Work-Rest Requirements
USN and IMCA guidance requires minimum rest periods between dives and overnight. Dive supervisors must track cumulative work hours and enforce limits.
Communication
In-Water Communication Failures
Voice communications in diving are affected by:
- Helium speech distortion — Heliox mixtures make speech difficult to understand
- Mask seal and regulator noise — Background noise masks communications
- Umbilical routing — Long umbilicals introduce electrical noise
- Task saturation — Divers may not acknowledge comms while focused on tasks
Requirement: All in-water communications must be logged. The supervisor must confirm diver acknowledgement before issuing safety-critical instructions.

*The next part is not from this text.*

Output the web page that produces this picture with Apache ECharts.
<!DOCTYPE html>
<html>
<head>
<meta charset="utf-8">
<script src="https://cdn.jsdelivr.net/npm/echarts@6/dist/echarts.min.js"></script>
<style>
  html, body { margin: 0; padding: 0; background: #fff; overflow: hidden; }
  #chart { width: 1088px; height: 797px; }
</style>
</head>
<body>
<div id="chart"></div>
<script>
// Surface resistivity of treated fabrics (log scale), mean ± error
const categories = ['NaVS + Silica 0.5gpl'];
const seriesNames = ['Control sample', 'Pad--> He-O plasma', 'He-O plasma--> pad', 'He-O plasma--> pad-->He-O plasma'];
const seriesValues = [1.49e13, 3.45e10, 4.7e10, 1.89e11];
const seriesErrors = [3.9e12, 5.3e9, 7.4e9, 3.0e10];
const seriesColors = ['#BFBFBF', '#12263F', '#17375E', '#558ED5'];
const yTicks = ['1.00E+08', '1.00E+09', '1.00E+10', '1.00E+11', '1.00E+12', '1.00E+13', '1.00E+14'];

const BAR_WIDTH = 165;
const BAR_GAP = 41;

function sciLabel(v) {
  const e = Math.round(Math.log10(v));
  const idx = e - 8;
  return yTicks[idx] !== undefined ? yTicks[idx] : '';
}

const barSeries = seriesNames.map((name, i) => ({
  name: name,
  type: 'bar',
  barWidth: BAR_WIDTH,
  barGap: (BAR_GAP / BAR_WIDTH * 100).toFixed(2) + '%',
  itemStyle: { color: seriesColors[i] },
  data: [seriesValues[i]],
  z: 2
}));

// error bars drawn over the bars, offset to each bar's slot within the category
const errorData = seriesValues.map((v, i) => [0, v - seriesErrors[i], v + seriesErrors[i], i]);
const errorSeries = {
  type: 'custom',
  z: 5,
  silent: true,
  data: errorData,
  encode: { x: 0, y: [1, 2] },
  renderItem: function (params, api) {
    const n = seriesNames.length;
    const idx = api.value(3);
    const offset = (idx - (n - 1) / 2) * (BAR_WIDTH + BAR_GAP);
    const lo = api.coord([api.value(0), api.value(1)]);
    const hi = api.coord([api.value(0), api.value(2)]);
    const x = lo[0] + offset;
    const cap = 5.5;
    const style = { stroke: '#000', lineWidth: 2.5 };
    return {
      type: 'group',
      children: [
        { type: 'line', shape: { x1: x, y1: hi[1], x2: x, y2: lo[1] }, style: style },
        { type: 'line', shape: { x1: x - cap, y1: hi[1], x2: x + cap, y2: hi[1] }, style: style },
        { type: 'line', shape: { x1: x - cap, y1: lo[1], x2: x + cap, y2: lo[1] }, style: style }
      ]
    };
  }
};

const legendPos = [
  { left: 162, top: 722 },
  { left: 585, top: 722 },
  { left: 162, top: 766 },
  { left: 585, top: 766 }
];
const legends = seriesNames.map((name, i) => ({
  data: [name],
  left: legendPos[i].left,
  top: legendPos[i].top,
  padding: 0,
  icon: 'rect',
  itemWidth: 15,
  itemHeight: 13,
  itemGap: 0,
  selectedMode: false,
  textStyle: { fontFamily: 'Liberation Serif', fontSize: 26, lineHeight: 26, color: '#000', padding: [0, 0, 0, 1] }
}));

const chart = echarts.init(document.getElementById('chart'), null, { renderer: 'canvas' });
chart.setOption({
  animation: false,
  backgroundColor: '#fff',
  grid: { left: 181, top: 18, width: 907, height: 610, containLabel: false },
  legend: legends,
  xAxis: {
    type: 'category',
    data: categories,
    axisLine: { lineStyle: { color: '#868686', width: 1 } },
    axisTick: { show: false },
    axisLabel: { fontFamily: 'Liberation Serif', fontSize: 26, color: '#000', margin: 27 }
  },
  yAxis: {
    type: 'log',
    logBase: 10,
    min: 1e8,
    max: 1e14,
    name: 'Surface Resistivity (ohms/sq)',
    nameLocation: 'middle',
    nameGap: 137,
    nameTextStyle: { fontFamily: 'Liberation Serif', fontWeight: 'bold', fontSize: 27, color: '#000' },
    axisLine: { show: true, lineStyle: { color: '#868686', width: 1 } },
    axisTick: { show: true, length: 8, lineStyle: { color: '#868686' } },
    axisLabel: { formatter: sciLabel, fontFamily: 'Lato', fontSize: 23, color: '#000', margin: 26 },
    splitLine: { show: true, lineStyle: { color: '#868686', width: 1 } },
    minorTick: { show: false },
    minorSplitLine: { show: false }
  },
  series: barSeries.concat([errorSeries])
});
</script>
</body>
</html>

Surface Team Communication
Between the diving supervisor, crane operator, vessel master, and client:
- Establish clear authority and communication protocols before diving commences
- Use standard terminology — avoid ambiguous terms
- Confirm safety-critical instructions with read-back
Task Saturation
Divers working on complex tasks can become task-saturated, failing to monitor gas supplies, track bottom time, or respond to surface communications.
Mitigation:
- Supervisor tracks all time and gas metrics from the surface
- Set explicit reminders for gas checks and ascent times
- Plan tasks to match cognitive load to conditions
Situational Awareness
Situational awareness (SA) is the perception and understanding of the current operational state. Loss of SA is a precursor to most serious incidents.
Factors that degrade SA:
- Information overload during emergencies
- Complacency during routine operations
- Team communication breakdowns
- Unexpected changes to the dive environment
Organisational Pressures
Production pressures — vessel day rates, weather windows, client timelines — create incentives to continue diving when conditions warrant a pause or abort.

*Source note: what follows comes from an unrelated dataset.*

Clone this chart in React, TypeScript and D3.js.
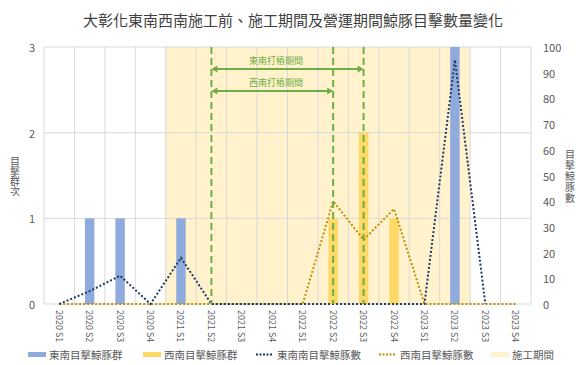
import React from "react";
import * as d3 from "d3";

const categories = [
  "2020 S1", "2020 S2", "2020 S3", "2020 S4",
  "2021 S1", "2021 S2", "2021 S3", "2021 S4",
  "2022 S1", "2022 S2", "2022 S3", "2022 S4",
  "2023 S1", "2023 S2", "2023 S3", "2023 S4",
];
// 東南目擊鯨豚群 (left axis)
const seGroups = [0, 1, 1, 0, 1, 0, 0, 0, 0, 0, 0, 0, 0, 3, 0, 0];
// 西南目擊鯨豚群 (left axis)
const swGroups = [0, 0, 0, 0, 0, 0, 0, 0, 0, 1, 2, 1, 0, 0, 0, 0];
// 東南目擊鯨豚數 (right axis)
const seCount: (number | null)[] = [0, 5, 11, 0, 18, 0, 0, 0, 0, 0, 0, 0, 0, 95, 0, null];
// 西南目擊鯨豚數 (right axis)
const swCount = [0, 0, 0, 0, 0, 0, 0, 0, 0, 40, 25, 37, 0, 0, 0, 0];
// 施工期間
const constructionStart = "2021 S1";
const constructionEnd = "2023 S2";
// 打樁期間 markers
const pilingStart = "2021 S2";
const swPilingEnd = "2022 S2";
const sePilingEnd = "2022 S3";

const leftTicks = [0, 1, 2, 3];
const rightTicks = [0, 10, 20, 30, 40, 50, 60, 70, 80, 90, 100];

const title = "大彰化東南西南施工前、施工期間及營運期間鯨豚目擊數量變化";
const leftTitle = "目擊群次";
const rightTitle = "目擊鯨豚數";

const FONT = "'Noto Sans CJK TC', 'Noto Sans', sans-serif";
const C_BLUE_BAR = "#8FAADC";
const C_YEL_BAR = "#FFD966";
const C_SHADE = "#FFF2CC";
const C_BLUE_LINE = "#203864";
const C_YEL_LINE = "#BF9000";
const C_GREEN = "#70AD47";
const C_GRID = "#D9D9D9";
const C_TEXT = "#595959";

export default function App() {
  const W = 576, H = 365;
  const L = 44, R = 531, T = 47, B = 304;
  const x = d3.scaleBand<string>().domain(categories).range([L, R]).padding(0);
  const bw = x.bandwidth();
  const cx = (c: string) => (x(c) as number) + bw / 2;
  const yL = d3.scaleLinear().domain([0, 3]).range([B, T]);
  const yR = d3.scaleLinear().domain([0, 100]).range([B, T]);
  const barW = bw * 0.31;

  const lineGen = d3
    .line<number | null>()
    .defined((d) => d !== null)
    .x((_, i) => cx(categories[i]))
    .y((d) => yR(d as number));

  const shadeX0 = x(constructionStart) as number;
  const shadeX1 = (x(constructionEnd) as number) + bw;

  const xs = cx(pilingStart);
  const xsw = cx(swPilingEnd);
  const xse = cx(sePilingEnd);

  const arrow = (x0: number, x1: number, y: number) => {
    const ah = 6, aw = 3.5;
    return (
      <g>
        <line x1={x0 + 2} x2={x1 - 2} y1={y} y2={y} stroke={C_GREEN} strokeWidth={2} />
        <path d={`M${x0},${y} L${x0 + ah},${y - aw} L${x0 + ah},${y + aw} Z`} fill={C_GREEN} />
        <path d={`M${x1},${y} L${x1 - ah},${y - aw} L${x1 - ah},${y + aw} Z`} fill={C_GREEN} />
      </g>
    );
  };

  const legendY = 354.5;
  const legendItems = [
    { kind: "rect", color: C_BLUE_BAR, x: 28, label: "東南目擊鯨豚群" },
    { kind: "rect", color: C_YEL_BAR, x: 143, label: "西南目擊鯨豚群" },
    { kind: "line", color: C_BLUE_LINE, x: 256, label: "東南南目擊鯨豚數" },
    { kind: "line", color: C_YEL_LINE, x: 379, label: "西南目擊鯨豚數" },
    { kind: "rect", color: C_SHADE, x: 491, label: "施工期間" },
  ];

  return (
    <svg width={W} height={H} style={{ position: "absolute", left: 0, top: 0, background: "#fff" }} fontFamily={FONT}>
      <rect width={W} height={H} fill="#fff" />
      <text x={293} y={19} textAnchor="middle" dominantBaseline="central" fontSize={15} fill="#404040">
        {title}
      </text>

      {/* construction shading */}
      <rect x={shadeX0} y={T} width={shadeX1 - shadeX0} height={B - T} fill={C_SHADE} />

      {/* gridlines */}
      {leftTicks.map((t) => (
        <line key={"h" + t} x1={L} x2={R} y1={yL(t)} y2={yL(t)} stroke={C_GRID} strokeWidth={1} />
      ))}
      {categories.map((c) => (
        <line key={"v" + c} x1={x(c) as number} x2={x(c) as number} y1={T} y2={B} stroke={C_GRID} strokeWidth={1} />
      ))}
      <line x1={R} x2={R} y1={T} y2={B} stroke={C_GRID} strokeWidth={1} />

      {/* bars */}
      {seGroups.map((v, i) =>
        v > 0 ? (
          <rect key={"sb" + i} x={cx(categories[i]) - barW / 2} y={yL(v)} width={barW} height={B - yL(v)} fill={C_BLUE_BAR} />
        ) : null
      )}
      {swGroups.map((v, i) =>
        v > 0 ? (
          <rect key={"wb" + i} x={cx(categories[i]) - barW / 2} y={yL(v)} width={barW} height={B - yL(v)} fill={C_YEL_BAR} />
        ) : null
      )}

      {/* lines */}
      <path d={lineGen(swCount) || ""} fill="none" stroke={C_YEL_LINE} strokeWidth={2} strokeDasharray="2 2" />
      <path d={lineGen(seCount) || ""} fill="none" stroke={C_BLUE_LINE} strokeWidth={2} strokeDasharray="2 2" />

      {/* piling markers */}
      {[xs, xsw, xse].map((xx, i) => (
        <line key={"g" + i} x1={xx} x2={xx} y1={T} y2={B} stroke={C_GREEN} strokeWidth={2} strokeDasharray="7 4" />
      ))}
      {arrow(xs, xse, 69)}
      {arrow(xs, xsw, 91)}
      <text x={276} y={60.5} textAnchor="middle" dominantBaseline="central" fontSize={9} fill={C_GREEN}>
        東南打樁期間
      </text>
      <text x={276} y={82.5} textAnchor="middle" dominantBaseline="central" fontSize={9} fill={C_GREEN}>
        西南打樁期間
      </text>

      {/* left axis */}
      {leftTicks.map((t) => (
        <text key={"lt" + t} x={35} y={yL(t)} textAnchor="end" dominantBaseline="central" fontSize={11} fill={C_TEXT}>
          {t}
        </text>
      ))}
      {/* right axis */}
      {rightTicks.map((t) => (
        <text key={"rt" + t} x={543} y={yR(t)} textAnchor="start" dominantBaseline="central" fontSize={11} fill={C_TEXT}>
          {t}
        </text>
      ))}
      {/* axis titles (vertical, upright) */}
      <text
        x={15}
        y={176}
        textAnchor="middle"
        fontSize={10}
        fill={C_TEXT}
        style={{ writingMode: "vertical-rl", textOrientation: "upright" } as React.CSSProperties}
      >
        {leftTitle}
      </text>
      <text
        x={570}
        y={177}
        textAnchor="middle"
        fontSize={10}
        letterSpacing={1}
        fill={C_TEXT}
        style={{ writingMode: "vertical-rl", textOrientation: "upright" } as React.CSSProperties}
      >
        {rightTitle}
      </text>

      {/* x labels */}
      {categories.map((c) => (
        <text key={"xl" + c} transform={`translate(${cx(c)},310) rotate(90)`} textAnchor="start" dominantBaseline="central" fontSize={9} fill={C_TEXT}>
          {c}
        </text>
      ))}

      {/* legend */}
      {legendItems.map((it) => (
        <g key={it.label}>
          {it.kind === "rect" ? (
            <rect x={it.x} y={legendY - 2.5} width={18} height={5} fill={it.color} />
          ) : (
            <line x1={it.x} x2={it.x + 17} y1={legendY} y2={legendY} stroke={it.color} strokeWidth={2} strokeDasharray="2 1.5" />
          )}
          <text x={it.x + 21} y={legendY} dominantBaseline="central" fontSize={10.5} fill={C_TEXT}>
            {it.label}
          </text>
        </g>
      ))}
    </svg>
  );
}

Supervisory authority: The diving supervisor has the authority and responsibility to halt diving at any time for safety reasons. This authority must be explicitly protected by management and cannot be overridden by client or commercial pressure.

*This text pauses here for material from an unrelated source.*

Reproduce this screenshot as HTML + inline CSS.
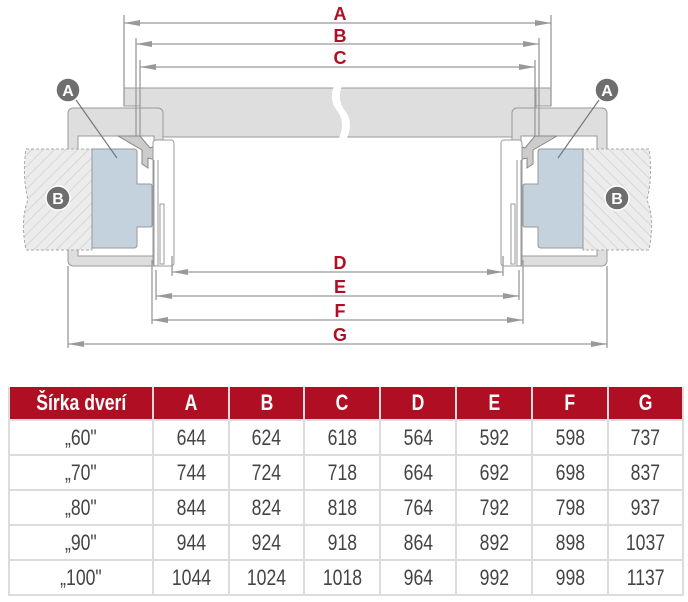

Crew Resource Management (CRM)
CRM principles from aviation apply directly to diving operations:
- Briefings — Pre-dive briefing ensures shared understanding of the plan
- Challenge and response — Any team member can raise a safety concern
- Closed-loop communication — All instructions are confirmed with read-back
- Post-dive debrief — Identify what went well and what could be improved
Incident Causation Models
Reason’s Swiss Cheese Model
Accidents occur when holes in multiple defensive layers align:
- Equipment failures, procedure violations, supervisory lapses, and organisational failures combine to allow an accident
Bow-Tie Analysis
Links hazard → top event → consequences, with barriers on each side. Human factors affect both threat barriers (preventing the top event) and recovery barriers (limiting consequences).